What Do 2020 IMO Sulfur Regulations Mean for Shipping?

by Ship & Bunker News Team
Thursday August 10, 2017

The Center on Global Energy Policy (CGEP) at Columbia University today released a new report analyzing the impact of the upcoming 0.50% global sulfur cap on marine fuel set to come into force in 2020.

Chief among the report's findings are that, while the new global sulfur cap goes a long way to cut harmful emissions, it will not be as transformative for the shipping industry nor as disruptive for oil markets as some analysts are predicting.

The report, "Slow Steaming To 2020: Innovation and Inertia in Marine Transport and Fuels" authored by CGEP Senior Research Scholar Antoine Halff, also finds that falling bunker demand, along with unrealized existing fuel efficiency gains, means future demand for fuel will likely be lower than some expect.

"Expectations that the IMO sulfur standards will restrict bunker fuel availability and cause product markets to rally are likely overblown," the report concludes.

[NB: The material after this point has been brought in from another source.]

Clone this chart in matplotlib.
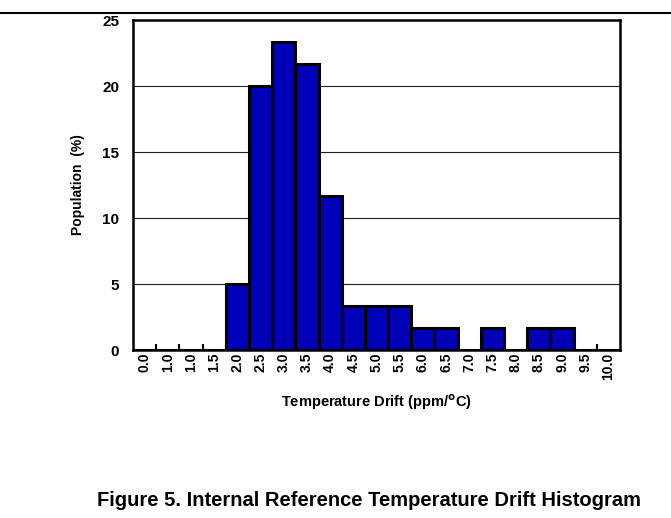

Other key findings from the report include:

  • Industry consolidation and shipping innovation have already unlocked substantial fuel savings that are poorly captured in statistics. With digitization set to further reduce the oil intensity of shipping, oil demand growth from the marine sector will likely remain below forecast, which will help blunt the effect of the global cap.
  • At the same time, although liquefied natural gas (LNG) bunkering is making some inroads into shipping, the new pollution standards may not visibly speed up the sector's shift away from oil. In fact, by selecting performance standards over technical ones to desulfurize marine fuels, and by adopting a sequential approach to the sector's main types of air emissions, regulators may have unwittingly entrenched the role of oil in shipping for decades to come. Given their high capital costs and the advanced planning required, neither scrubbers nor LNG engines seem destined to play a leading role in meeting the new specs, at least initially. That leaves low-sulfur bunker fuels as the default compliance option for most. A more integrated approach, combining restrictions on SOx, NOx and GHG, could have incentivized a faster switch to LNG.
  • Postponing the rules, as some have advised, would not necessarily give industry more time to prepare. The wait-and-see approach taken by many shipowners is a cautious and rational response to market risks, compounded by potential feedback effects and regulatory uncertainty.
  • While some analysts have drawn parallels with the 2008 oil rally, when desulfurization of road diesel helped propel oil prices to record highs, this is an imperfect analogy. Unlike in the 2000s, diesel demand is far from booming. The new bunkers also will not be diesel look-alikes but rather hybrid fuels, produced as much through blending as through refining. Refineries with high yields of high sulfur fuel oil (HSFO) will suffer from reduced demand, however – as will producers of heavy, sour crude oil grades whose price is partially indexed to that of HSFO, such as Mexico.
  • Lack of enforcement capacity means a high risk of noncompliance, further easing market pressures.